** Start GIVEN DATA **
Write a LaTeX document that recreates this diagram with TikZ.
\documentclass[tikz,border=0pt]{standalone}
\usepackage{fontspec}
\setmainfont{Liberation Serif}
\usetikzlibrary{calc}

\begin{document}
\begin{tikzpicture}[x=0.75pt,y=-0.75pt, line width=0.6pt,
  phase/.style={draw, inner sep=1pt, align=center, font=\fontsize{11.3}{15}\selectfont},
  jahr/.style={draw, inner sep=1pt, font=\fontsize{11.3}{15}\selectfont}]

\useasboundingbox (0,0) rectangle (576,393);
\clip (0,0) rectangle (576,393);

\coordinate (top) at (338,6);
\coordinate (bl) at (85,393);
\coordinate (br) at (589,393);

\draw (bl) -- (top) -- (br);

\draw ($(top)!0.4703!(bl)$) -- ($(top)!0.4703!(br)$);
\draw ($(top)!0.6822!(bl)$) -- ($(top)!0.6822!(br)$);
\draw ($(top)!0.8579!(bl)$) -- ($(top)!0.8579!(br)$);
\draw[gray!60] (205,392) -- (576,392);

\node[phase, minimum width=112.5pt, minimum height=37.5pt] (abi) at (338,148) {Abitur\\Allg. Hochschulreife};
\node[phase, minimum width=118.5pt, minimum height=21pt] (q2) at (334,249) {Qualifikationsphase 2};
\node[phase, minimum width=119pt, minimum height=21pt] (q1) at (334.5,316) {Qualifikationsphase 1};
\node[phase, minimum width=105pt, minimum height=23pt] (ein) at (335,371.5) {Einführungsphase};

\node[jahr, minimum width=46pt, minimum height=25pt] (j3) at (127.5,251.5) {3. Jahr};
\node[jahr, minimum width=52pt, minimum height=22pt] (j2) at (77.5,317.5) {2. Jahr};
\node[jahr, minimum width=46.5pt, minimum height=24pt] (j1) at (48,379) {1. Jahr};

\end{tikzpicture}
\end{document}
** End GIVEN DATA **
Write out the entire listing exactly.

Write a LaTeX document that recreates this diagram with TikZ.
\documentclass[tikz,border=0pt]{standalone}
\usepackage{fontspec}
\setmainfont{Liberation Serif}
\usetikzlibrary{calc}

\begin{document}
\begin{tikzpicture}[x=0.75pt,y=-0.75pt, line width=0.6pt,
  phase/.style={draw, inner sep=1pt, align=center, font=\fontsize{11.3}{15}\selectfont},
  jahr/.style={draw, inner sep=1pt, font=\fontsize{11.3}{15}\selectfont}]

\useasboundingbox (0,0) rectangle (576,393);
\clip (0,0) rectangle (576,393);

\coordinate (top) at (338,6);
\coordinate (bl) at (85,393);
\coordinate (br) at (589,393);

\draw (bl) -- (top) -- (br);

\draw ($(top)!0.4703!(bl)$) -- ($(top)!0.4703!(br)$);
\draw ($(top)!0.6822!(bl)$) -- ($(top)!0.6822!(br)$);
\draw ($(top)!0.8579!(bl)$) -- ($(top)!0.8579!(br)$);
\draw[gray!60] (205,392) -- (576,392);

\node[phase, minimum width=112.5pt, minimum height=37.5pt] (abi) at (338,148) {Abitur\\Allg. Hochschulreife};
\node[phase, minimum width=118.5pt, minimum height=21pt] (q2) at (334,249) {Qualifikationsphase 2};
\node[phase, minimum width=119pt, minimum height=21pt] (q1) at (334.5,316) {Qualifikationsphase 1};
\node[phase, minimum width=105pt, minimum height=23pt] (ein) at (335,371.5) {Einführungsphase};

\node[jahr, minimum width=46pt, minimum height=25pt] (j3) at (127.5,251.5) {3. Jahr};
\node[jahr, minimum width=52pt, minimum height=22pt] (j2) at (77.5,317.5) {2. Jahr};
\node[jahr, minimum width=46.5pt, minimum height=24pt] (j1) at (48,379) {1. Jahr};

\end{tikzpicture}
\end{document}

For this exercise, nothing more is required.